He was thus able to send his son Bertie to Paris in order to study the French end of the business. Bertie was to lodge in the rue de l’Abbaye, and to stay for a year, recording his expenses in a Lett’s pocket diary, frequenting the Louvre, and walking everywhere to visit churches and notable sites. Whether or not these peregrinations were inspired by the loneliness and discomfort of his attic room, he seems to have cheered up once out in the street and in time matured into the sort of visitor ideally situated to appreciate what Paris had to offer a timid 19-year-old from Lewisham. The firm of Baillière, Tindall and Cox, which Bertie was trained to join, was eventually established in Henrietta Street, Covent Garden. Both Bertie and his father lived into their nineties and worked to within a few days of their deaths.

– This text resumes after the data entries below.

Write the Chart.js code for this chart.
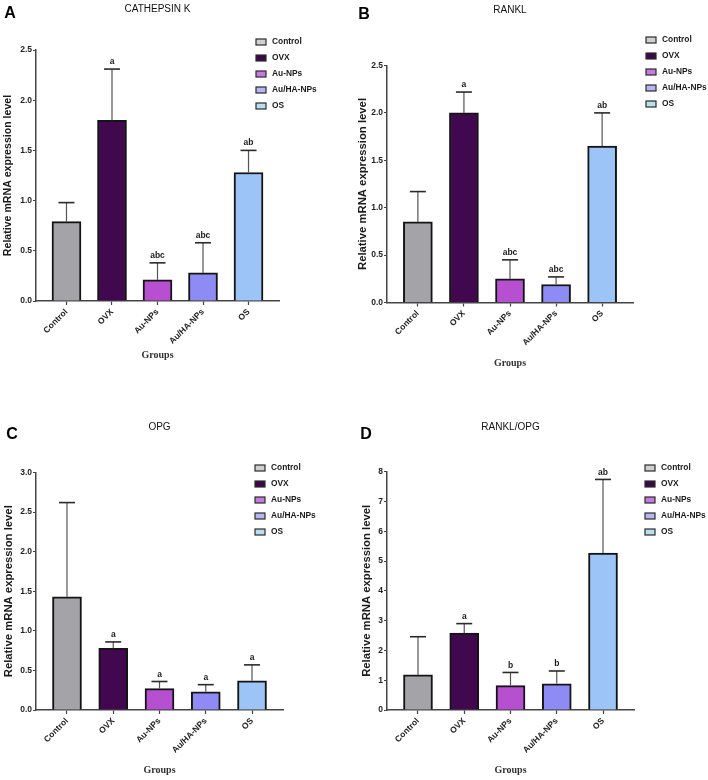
<!DOCTYPE html>
<html>
<head>
<meta charset="utf-8">
<script src="https://cdn.jsdelivr.net/npm/chart.js@4.4.1/dist/chart.umd.min.js"></script>
<style>
  body { margin: 0; background: #fff; }
  #wrap { position: relative; width: 708px; height: 780px; }
  .panel { position: absolute; width: 354px; height: 390px; }
</style>
</head>
<body>
<div id="wrap">
  <div class="panel" style="left:0;top:0"><canvas id="chartA" width="354" height="390"></canvas></div>
  <div class="panel" style="left:354px;top:0"><canvas id="chartB" width="354" height="390"></canvas></div>
  <div class="panel" style="left:0;top:390px"><canvas id="chartC" width="354" height="390"></canvas></div>
  <div class="panel" style="left:354px;top:390px"><canvas id="chartD" width="354" height="390"></canvas></div>
</div>
<script>
const groups = ['Control', 'OVX', 'Au-NPs', 'Au/HA-NPs', 'OS'];

const cathepsinMean = [0.79, 1.80, 0.21, 0.28, 1.28];
const cathepsinSd = [0.19, 0.51, 0.17, 0.30, 0.22];
const cathepsinSig = ['', 'a', 'abc', 'abc', 'ab'];

const ranklMean = [0.85, 2.00, 0.25, 0.19, 1.65];
const ranklSd = [0.32, 0.22, 0.20, 0.08, 0.35];
const ranklSig = ['', 'a', 'abc', 'abc', 'ab'];

const opgMean = [1.43, 0.78, 0.27, 0.23, 0.37];
const opgSd = [1.19, 0.08, 0.09, 0.09, 0.20];
const opgSig = ['', 'a', 'a', 'a', 'a'];

const ratioMean = [1.18, 2.58, 0.82, 0.88, 5.27];
const ratioSd = [1.28, 0.32, 0.44, 0.43, 2.47];
const ratioSig = ['', 'a', 'b', 'b', 'ab'];

const ticksTo25 = [0, 0.5, 1.0, 1.5, 2.0, 2.5];
const ticksTo30 = [0, 0.5, 1.0, 1.5, 2.0, 2.5, 3.0];
const ticksTo8 = [0, 1, 2, 3, 4, 5, 6, 7, 8];

const barColors = ['#a4a3a8', '#42084f', '#b650d0', '#8e8cf4', '#9cc4f6'];
const legendColors = ['#d0d0d0', '#3c0848', '#c77ade', '#b8b6f2', '#b8def2'];

const W = 354, H = 390;
const sans = 'Arial, "Liberation Sans", sans-serif';

function makePanel(id, o) {
  // error bars, letters, title, panel letter and legend
  const extras = {
    id: 'extras' + id,
    afterDatasetsDraw(chart) {
      const ctx = chart.ctx;
      const y = chart.scales.y;
      const bars = chart.getDatasetMeta(0).data;
      ctx.save();
      bars.forEach((bar, i) => {
        const top = y.getPixelForValue(o.mean[i] + o.sd[i]);
        ctx.strokeStyle = '#555';
        ctx.lineWidth = 1.2;
        ctx.beginPath();
        ctx.moveTo(bar.x, bar.y);
        ctx.lineTo(bar.x, top);
        ctx.stroke();
        ctx.strokeStyle = '#2a2a2a';
        ctx.lineWidth = 1.6;
        ctx.beginPath();
        ctx.moveTo(bar.x - 8, top);
        ctx.lineTo(bar.x + 8, top);
        ctx.stroke();
        if (o.sig[i]) {
          ctx.fillStyle = '#1a1a1a';
          ctx.font = 'bold 8.5px ' + sans;
          ctx.textAlign = 'center';
          ctx.textBaseline = 'bottom';
          ctx.fillText(o.sig[i], bar.x, top - 3);
        }
      });
      ctx.restore();
    },
    afterDraw(chart) {
      const ctx = chart.ctx;
      const area = chart.chartArea;
      ctx.save();
      ctx.textBaseline = 'middle';
      ctx.textAlign = 'center';
      ctx.fillStyle = '#111';
      ctx.font = '10px ' + sans;
      ctx.fillText(o.title, (area.left + area.right) / 2, o.titleY);
      ctx.fillStyle = '#000';
      ctx.font = 'bold 16px ' + sans;
      ctx.fillText(o.letter, o.letterPos[0], o.letterPos[1]);
      ctx.textAlign = 'left';
      ctx.font = 'bold 8.4px ' + sans;
      groups.forEach((g, i) => {
        const ly = o.legendY + i * 16;
        ctx.fillStyle = legendColors[i];
        ctx.fillRect(o.legendX, ly - 3, 10, 6);
        ctx.strokeStyle = '#2a2a2a';
        ctx.lineWidth = 1.2;
        ctx.strokeRect(o.legendX, ly - 3, 10, 6);
        ctx.fillStyle = '#1a1a1a';
        ctx.fillText(g, o.legendX + 16, ly);
      });
      ctx.restore();
    }
  };

  new Chart(document.getElementById(id), {
    type: 'bar',
    data: {
      datasets: [{
        data: o.mean.map((v, i) => ({ x: i, y: v })),
        backgroundColor: barColors,
        borderColor: '#141414',
        borderWidth: 2,
        barThickness: 29
      }]
    },
    options: {
      responsive: false,
      animation: false,
      layout: { padding: { left: 0, top: o.area.top, right: W - o.area.right, bottom: 0 } },
      plugins: { legend: { display: false }, tooltip: { enabled: false } },
      scales: {
        x: {
          type: 'linear',
          min: -0.67,
          max: 4.67,
          offset: false,
          afterBuildTicks: s => { s.ticks = groups.map((g, i) => ({ value: i })); },
          afterFit: s => { s.height = H - o.area.bottom; },
          grid: { offset: false, drawOnChartArea: false, tickLength: 4, color: '#444', tickWidth: 1.2 },
          border: { color: '#444', width: 1.5 },
          ticks: {
            autoSkip: false, minRotation: 45, maxRotation: 45, padding: 2,
            color: '#222', font: { family: sans, size: 8.5, weight: 'bold' },
            callback: v => groups[v]
          },
          title: {
            display: true, text: 'Groups', color: '#333',
            font: { family: '"Liberation Serif", "Times New Roman", serif', size: 10, weight: 'bold' },
            padding: { top: 0, bottom: o.xTitlePad }
          }
        },
        y: {
          min: 0,
          max: o.ticks[o.ticks.length - 1],
          afterBuildTicks: s => { s.ticks = o.ticks.map(v => ({ value: v })); },
          afterFit: s => { s.width = o.area.left; },
          grid: { drawOnChartArea: false, tickLength: 3, color: '#444', tickWidth: 1.2 },
          border: { color: '#444', width: 1.5 },
          ticks: {
            padding: 1, color: '#222', font: { family: sans, size: 8.5, weight: 'bold' },
            callback: v => o.decimals ? v.toFixed(1) : String(v)
          },
          title: {
            display: true, text: 'Relative mRNA expression level', color: '#1a1a1a',
            font: { family: sans, size: o.ySize, weight: 'bold' },
            padding: { top: o.yTitlePad, bottom: 0 }
          }
        }
      }
    },
    plugins: [extras]
  });
}

makePanel('chartA', {
  mean: cathepsinMean, sd: cathepsinSd, sig: cathepsinSig, ticks: ticksTo25, decimals: true,
  title: 'CATHEPSIN K', letter: 'A',
  area: { left: 36, right: 279, top: 50, bottom: 301 },
  titleY: 9, letterPos: [10, 14], legendX: 256, legendY: 42,
  ySize: 10.6, yTitlePad: 2, xTitlePad: 29
});
makePanel('chartB', {
  mean: ranklMean, sd: ranklSd, sig: ranklSig, ticks: ticksTo25, decimals: true,
  title: 'RANKL', letter: 'B',
  area: { left: 33, right: 279, top: 65.5, bottom: 302.5 },
  titleY: 10, letterPos: [10, 15], legendX: 292, legendY: 40,
  ySize: 11.3, yTitlePad: 2.5, xTitlePad: 21
});
makePanel('chartC', {
  mean: opgMean, sd: opgSd, sig: opgSig, ticks: ticksTo30, decimals: true,
  title: 'OPG', letter: 'C',
  area: { left: 36, right: 283, top: 82.5, bottom: 320 },
  titleY: 37, letterPos: [12, 45], legendX: 255, legendY: 78,
  ySize: 11.3, yTitlePad: 2.5, xTitlePad: 4
});
makePanel('chartD', {
  mean: ratioMean, sd: ratioSd, sig: ratioSig, ticks: ticksTo8, decimals: false,
  title: 'RANKL/OPG', letter: 'D',
  area: { left: 33, right: 280, top: 81.7, bottom: 320 },
  titleY: 37, letterPos: [12, 45], legendX: 291, legendY: 78,
  ySize: 11.3, yTitlePad: 6.5, xTitlePad: 4
});
</script>
</body>
</html>
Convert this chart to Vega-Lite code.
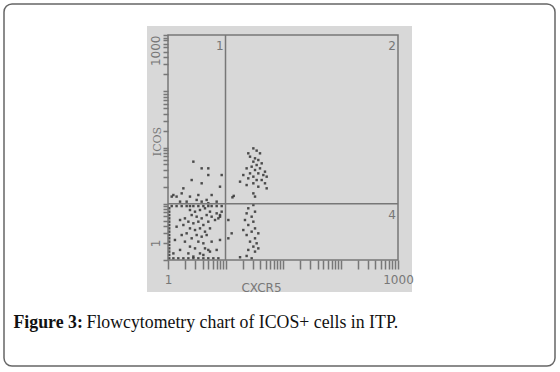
{
  "$schema": "https://vega.github.io/schema/vega-lite/v6.json",
  "width": 551,
  "height": 362,
  "autosize": {"type": "none"},
  "padding": {"left": 4, "top": 4, "right": 5, "bottom": 6},
  "background": "white",
  "config": {
    "view": {"stroke": "#666666", "strokeWidth": 1.5, "cornerRadius": 8, "fill": "white"},
    "axis": {"grid": false, "zindex": 1}
  },
  "data": {"values": [{}]},
  "datasets": {
    "cells": [
      {"x": 2.76, "y": 56.0}, {"x": 3.85, "y": 42.6}, {"x": 5.02, "y": 42.6}, {"x": 2.58, "y": 26.4},
      {"x": 3.85, "y": 23.1}, {"x": 5.02, "y": 32.4}, {"x": 8.58, "y": 32.4}, {"x": 8.02, "y": 20.1},
      {"x": 1.85, "y": 18.8}, {"x": 1.24, "y": 14.3}, {"x": 1.16, "y": 13.4}, {"x": 1.41, "y": 13.4},
      {"x": 1.73, "y": 15.3}, {"x": 2.41, "y": 13.4}, {"x": 3.37, "y": 14.3}, {"x": 4.70, "y": 11.7},
      {"x": 5.74, "y": 14.3}, {"x": 2.11, "y": 10.9}, {"x": 1.62, "y": 10.9}, {"x": 7.02, "y": 10.9},
      {"x": 3.85, "y": 10.9}, {"x": 3.15, "y": 11.7}, {"x": 5.02, "y": 10.2},
      {"x": 1.05, "y": 8.3}, {"x": 1.05, "y": 7.23}, {"x": 1.05, "y": 6.3}, {"x": 1.05, "y": 5.5},
      {"x": 1.05, "y": 4.8}, {"x": 1.05, "y": 4.19}, {"x": 1.05, "y": 3.65}, {"x": 1.05, "y": 3.19},
      {"x": 1.05, "y": 2.78}, {"x": 1.05, "y": 2.43}, {"x": 1.05, "y": 2.12}, {"x": 1.05, "y": 1.85},
      {"x": 1.05, "y": 1.61}, {"x": 1.05, "y": 1.41}, {"x": 1.05, "y": 1.23}, {"x": 1.05, "y": 1.07},
      {"x": 1.24, "y": 1.07}, {"x": 1.51, "y": 1.07}, {"x": 1.85, "y": 1.07}, {"x": 2.26, "y": 1.07},
      {"x": 2.76, "y": 1.07}, {"x": 3.37, "y": 1.07}, {"x": 4.12, "y": 1.07}, {"x": 5.02, "y": 1.07},
      {"x": 6.14, "y": 1.07}, {"x": 7.51, "y": 1.07},
      {"x": 1.16, "y": 9.1}, {"x": 1.41, "y": 9.1}, {"x": 1.73, "y": 9.1}, {"x": 2.11, "y": 9.1},
      {"x": 2.41, "y": 9.1}, {"x": 2.76, "y": 9.1}, {"x": 3.37, "y": 9.1}, {"x": 4.12, "y": 9.1},
      {"x": 5.02, "y": 9.1}, {"x": 5.74, "y": 9.1}, {"x": 7.02, "y": 9.1}, {"x": 8.58, "y": 9.1},
      {"x": 2.41, "y": 7.74}, {"x": 2.95, "y": 7.23}, {"x": 3.60, "y": 7.74}, {"x": 4.40, "y": 8.3},
      {"x": 5.37, "y": 7.23}, {"x": 7.02, "y": 6.75}, {"x": 8.02, "y": 5.89}, {"x": 2.58, "y": 6.3},
      {"x": 3.15, "y": 5.89}, {"x": 3.85, "y": 5.5}, {"x": 4.70, "y": 6.3}, {"x": 5.74, "y": 5.89},
      {"x": 1.97, "y": 5.5}, {"x": 1.62, "y": 5.14}, {"x": 2.26, "y": 4.8}, {"x": 2.76, "y": 4.49},
      {"x": 3.37, "y": 4.8}, {"x": 4.12, "y": 4.19}, {"x": 5.02, "y": 4.8}, {"x": 6.57, "y": 5.14},
      {"x": 1.85, "y": 4.19}, {"x": 1.41, "y": 3.91}, {"x": 2.41, "y": 3.65}, {"x": 2.95, "y": 3.41},
      {"x": 3.60, "y": 3.65}, {"x": 4.40, "y": 3.19}, {"x": 5.37, "y": 3.65}, {"x": 2.11, "y": 2.98},
      {"x": 1.73, "y": 2.78}, {"x": 3.15, "y": 2.78}, {"x": 3.85, "y": 2.60}, {"x": 4.70, "y": 2.78},
      {"x": 2.58, "y": 2.43}, {"x": 1.32, "y": 2.27}, {"x": 1.97, "y": 2.12}, {"x": 3.37, "y": 2.12},
      {"x": 4.12, "y": 1.98}, {"x": 5.74, "y": 2.12}, {"x": 8.02, "y": 2.27}, {"x": 2.41, "y": 1.73},
      {"x": 2.95, "y": 1.61}, {"x": 4.40, "y": 1.61}, {"x": 5.02, "y": 1.51}, {"x": 1.62, "y": 1.51},
      {"x": 2.26, "y": 1.31}, {"x": 3.60, "y": 1.31}, {"x": 5.37, "y": 1.41}, {"x": 7.02, "y": 1.51},
      {"x": 1.24, "y": 1.31}, {"x": 2.76, "y": 1.15}, {"x": 4.12, "y": 1.23}, {"x": 8.02, "y": 6.3},
      {"x": 8.58, "y": 7.23}, {"x": 7.51, "y": 5.5},
      {"x": 30.5, "y": 96.5}, {"x": 34.8, "y": 88.0}, {"x": 24.9, "y": 78.8}, {"x": 39.8, "y": 78.8},
      {"x": 26.7, "y": 68.7}, {"x": 32.6, "y": 64.2}, {"x": 37.2, "y": 59.9}, {"x": 30.5, "y": 56.0},
      {"x": 42.6, "y": 52.3}, {"x": 34.8, "y": 48.8}, {"x": 28.5, "y": 45.6}, {"x": 23.3, "y": 42.6},
      {"x": 39.8, "y": 42.6}, {"x": 32.6, "y": 39.8}, {"x": 48.6, "y": 37.2}, {"x": 26.7, "y": 34.7},
      {"x": 37.2, "y": 34.7}, {"x": 20.4, "y": 32.4}, {"x": 45.5, "y": 32.4}, {"x": 30.5, "y": 30.3},
      {"x": 52.0, "y": 30.3}, {"x": 24.9, "y": 28.3}, {"x": 34.8, "y": 26.4}, {"x": 42.6, "y": 26.4},
      {"x": 17.9, "y": 24.7}, {"x": 30.5, "y": 23.1}, {"x": 48.6, "y": 23.1}, {"x": 23.3, "y": 21.5},
      {"x": 37.2, "y": 20.1}, {"x": 52.0, "y": 18.8}, {"x": 30.5, "y": 15.3}, {"x": 32.6, "y": 13.4},
      {"x": 30.5, "y": 9.5}, {"x": 24.9, "y": 8.3}, {"x": 32.6, "y": 7.23}, {"x": 23.3, "y": 6.75},
      {"x": 28.5, "y": 5.89}, {"x": 21.8, "y": 5.14}, {"x": 30.5, "y": 4.8}, {"x": 24.9, "y": 4.19},
      {"x": 32.6, "y": 3.65}, {"x": 20.4, "y": 3.41}, {"x": 28.5, "y": 3.19}, {"x": 37.2, "y": 2.98},
      {"x": 23.3, "y": 2.78}, {"x": 32.6, "y": 2.43}, {"x": 26.7, "y": 2.12}, {"x": 34.8, "y": 1.98},
      {"x": 30.5, "y": 1.73}, {"x": 37.2, "y": 1.61}, {"x": 24.9, "y": 1.51}, {"x": 32.6, "y": 1.41},
      {"x": 17.9, "y": 1.12}, {"x": 23.3, "y": 1.18}, {"x": 28.5, "y": 1.07},
      {"x": 11.2, "y": 5.14}, {"x": 12.8, "y": 2.98}, {"x": 11.2, "y": 2.43},
      {"x": 13.2, "y": 13.0}, {"x": 13.9, "y": 13.8}
    ],
    "quadrants": [
      {"q": "1", "x": 8.0, "y": 6370},
      {"q": "2", "x": 7870, "y": 6370},
      {"q": "4", "x": 7870, "y": 6.3}
    ]
  },
  "resolve": {"axis": {"x": "independent", "y": "independent"}},
  "layer": [
    {
      "mark": {"type": "rect", "fill": "#d8d8d8"},
      "encoding": {
        "x": {"datum": 0.431, "type": "quantitative", "scale": {"type": "log", "domain": [0.001405, 5375000], "nice": false}, "axis": null},
        "x2": {"datum": 17520},
        "y": {"datum": 0.27, "type": "quantitative", "scale": {"type": "log", "domain": [0.01305, 35570], "nice": false}, "axis": null},
        "y2": {"datum": 14454}
      }
    },
    {
      "data": {"name": "cells"},
      "mark": {"type": "point", "shape": "square", "filled": true, "size": 6, "color": "#333333", "opacity": 0.85},
      "encoding": {
        "x": {
          "field": "x", "type": "quantitative",
          "scale": {"type": "log", "domain": [0.001405, 5375000], "nice": false},
          "axis": {
            "orient": "bottom", "offset": -106, "domain": false, "zindex": 1,
            "values": [1,2,3,4,5,6,7,8,9,10,20,30,40,50,60,70,80,90,100,200,300,400,500,600,700,800,900,1000,2000,3000,4000,5000,6000,7000,8000,9000,10000],
            "labelExpr": "datum.value == 1 ? '1' : (datum.value == 10000 ? '1000' : '')",
            "labelOverlap": false, "labelFlush": true,
            "tickSize": 9, "tickColor": "#777777", "tickWidth": 1.5,
            "labelFont": "DejaVu Sans", "labelFontSize": 12, "labelColor": "#777777", "labelPadding": 5,
            "title": "CXCR5", "titleFont": "DejaVu Sans", "titleFontSize": 12, "titleFontWeight": "normal",
            "titleColor": "#777777", "titleX": 257, "titleY": 27, "titleAlign": "center", "titleBaseline": "middle", "titleAngle": 0
          }
        },
        "y": {
          "field": "y", "type": "quantitative",
          "scale": {"type": "log", "domain": [0.01305, 35570], "nice": false},
          "axis": {
            "orient": "left", "offset": -164, "domain": false, "zindex": 1,
            "values": [1,2,3,4,5,6,7,8,9,10,20,30,40,50,60,70,80,90,100,200,300,400,500,600,700,800,900,1000,2000,3000,4000,5000,6000,7000,8000,9000,10000],
            "labelExpr": "datum.value == 1 ? '1' : (datum.value == 10000 ? '1000' : '')",
            "labelOverlap": false, "labelFlush": false, "labelAngle": 270,
            "labelAlign": {"condition": {"test": "datum.value == 10000", "value": "right"}, "value": "center"},
            "labelOffset": {"condition": {"test": "datum.value == 1", "value": -17}, "value": 0},
            "labelBaseline": "bottom",
            "tickSize": 5, "tickColor": "#777777", "tickWidth": 1.5,
            "labelFont": "DejaVu Sans", "labelFontSize": 12, "labelColor": "#777777", "labelPadding": 1,
            "title": "ICOS", "titleFont": "DejaVu Serif", "titleFontSize": 11, "titleFontWeight": "normal",
            "titleColor": "#777777", "titleX": -6, "titleY": 137, "titleAngle": 270, "titleAlign": "center", "titleBaseline": "bottom"
          }
        }
      }
    },
    {
      "mark": {"type": "rect", "fill": null, "fillOpacity": 0, "stroke": "#777777", "strokeWidth": 1.5},
      "encoding": {
        "x": {
          "datum": 1, "type": "quantitative",
          "scale": {"type": "log", "domain": [0.001405, 5375000], "nice": false},
          "axis": {
            "orient": "top", "domain": false, "ticks": false, "labels": false, "grid": false, "zindex": 1,
            "title": "Flowcytometry chart of ICOS+ cells in ITP.",
            "titleFont": "Liberation Serif", "titleFontSize": 17.8, "titleFontWeight": "normal", "titleColor": "#111111",
            "titleX": 82, "titleY": 323, "titleAlign": "left", "titleBaseline": "alphabetic", "titleAngle": 0
          }
        },
        "x2": {"datum": 10000},
        "y": {"datum": 1, "type": "quantitative", "scale": {"type": "log", "domain": [0.01305, 35570], "nice": false}, "axis": null},
        "y2": {"datum": 10000}
      }
    },
    {
      "mark": {"type": "rule", "color": "#777777", "strokeWidth": 1.5},
      "encoding": {
        "x": {"datum": 10, "type": "quantitative", "scale": {"type": "log", "domain": [0.001405, 5375000], "nice": false}, "axis": null},
        "y": {"datum": 1, "type": "quantitative", "scale": {"type": "log", "domain": [0.01305, 35570], "nice": false}, "axis": null},
        "y2": {"datum": 10000}
      }
    },
    {
      "mark": {"type": "rule", "color": "#777777", "strokeWidth": 1.5},
      "encoding": {
        "y": {"datum": 10, "type": "quantitative", "scale": {"type": "log", "domain": [0.01305, 35570], "nice": false}, "axis": null},
        "x": {"datum": 1, "type": "quantitative", "scale": {"type": "log", "domain": [0.001405, 5375000], "nice": false}, "axis": null},
        "x2": {"datum": 10000}
      }
    },
    {
      "data": {"name": "quadrants"},
      "mark": {"type": "text", "font": "DejaVu Sans", "fontSize": 12, "color": "#777777"},
      "encoding": {
        "x": {"field": "x", "type": "quantitative", "scale": {"type": "log", "domain": [0.001405, 5375000], "nice": false}, "axis": null},
        "y": {
          "field": "y", "type": "quantitative",
          "scale": {"type": "log", "domain": [0.01305, 35570], "nice": false},
          "axis": {
            "orient": "right", "domain": false, "ticks": false, "labels": false, "grid": false, "zindex": 1,
            "title": "Figure 3:",
            "titleFont": "Liberation Serif", "titleFontSize": 17.8, "titleFontWeight": "bold", "titleColor": "#111111",
            "titleX": -542, "titleY": 323, "titleAlign": "left", "titleBaseline": "alphabetic", "titleAngle": 0
          }
        },
        "text": {"field": "q"}
      }
    }
  ]
}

It is interesting to note how modern maladies increase incrementally with the passing of time. Neither Arthur Jacob nor Bertie Tindall seems ever to have been indisposed. Bertie’s spinster sister, Maud, who nursed in France during the first world war, went to Paris repeatedly to shake off an alleged delicacy and in so doing became rather more robust than she would have been at home. She too, inspite of dire predictions, lived into her nineties. Rather more at risk was a latter-day ‘Julia’, who seems to have had a tricky mother from whom she was obliged to escape from time to time. The mother, ‘Ursula’, suffered from depression, which became progressively worse, and ended fatally. ‘Julia’ settled for a time in Paris, and presumably wrote this agreeable book, a tribute to past lives and to the city where it is still possible to negotiate ones future.